Although he hasn’t yet set an official timeline, Senate Majority Leader Harry Reid (D-NV) is prioritizing the three executive nominees and intends to bring them up for votes in July. All have faced confirmation hearings. For now, none of them are safe from a Republican filibuster. GOP senators have expressly promised to filibuster Cordray or anyone else to the CFPB until Democrats agree to weaken the consumer agency’s regulatory authority.
Democrats also want to fill vacancies on the NLRB, which settles disputes between businesses and workers, and is the subject of an upcoming Supreme Court case about the President’s power to recess-appoint nominees. Republicans, who dislike the agency itself, opposed President Obama’s picks in committee.
The D.C. Circuit picks are expected to take longer as they have not faced hearings yet. But the wheels are already in motion. The Judiciary Committee has scheduled a confirmation hearing for the first of them, Patricia Ann Millett, on Wednesday.
Republicans argue that the three remaining vacancies on the influential court ought not to be filled at all, a notion that Democrats dismiss as ideologically driven and hypocritical. GOP leaders have telegraphed a mass filibuster of the three nominations by introducing legislation to reduce the number of active judges on the D.C. Circuit from 11 to eight, eliminating the three vacancies.

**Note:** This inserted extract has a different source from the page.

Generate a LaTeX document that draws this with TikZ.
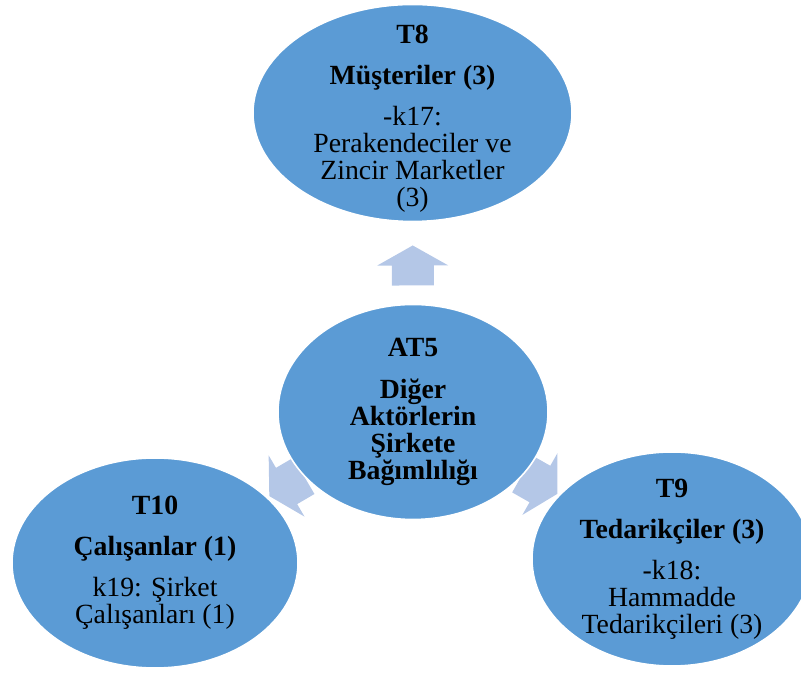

Meanwhile, the White House is doing heavy lifting on Millett’s behalf. A letter signed by six former U.S. solicitors general (three from each party) vouches for Millett’s confirmation, saying her “qualifications and character make her ideally suited for a position on that distinguished Court.” The signatories include conservative heavyweights Paul Clement, Kenneth Starr and Ted Olson — the same lawyers who backed the confirmation of Sri Srinivasan before he was unanimously confirmed by the Senate.
If Republicans sustain their blockade of the nominees, Reid has threatened to strip away the filibuster for nominations with the so-called nuclear option, by which the majority can change the rules of the body with a bare 51-vote majority. Sources familiar with his thinking say that while the majority leader is fed up with Republican obstruction and is ready to move forward with the nuclear option, it’s not clear he has the votes yet. With 54 Democratic senators, he has little room to spare.
Senate Minority Leader Mitch McConnell (R-KY) has fumed at Reid’s threats, vowing that going nuclear will spell the beginning of the end of the 60-vote Senate on all matters, and promising that Democrats will regret having pulled the trigger when they’re in the minority. McConnell will face significant pressure to let at least some of President Obama’s nominees through, lest he strengthen Reid’s case for going nuclear.
The standoff is shaping up to resemble a high-stakes poker game between Reid and McConnell, where the two leaders each gauge how serious the other is about the cards they hold and either fold or call their opponent’s bluff accordingly.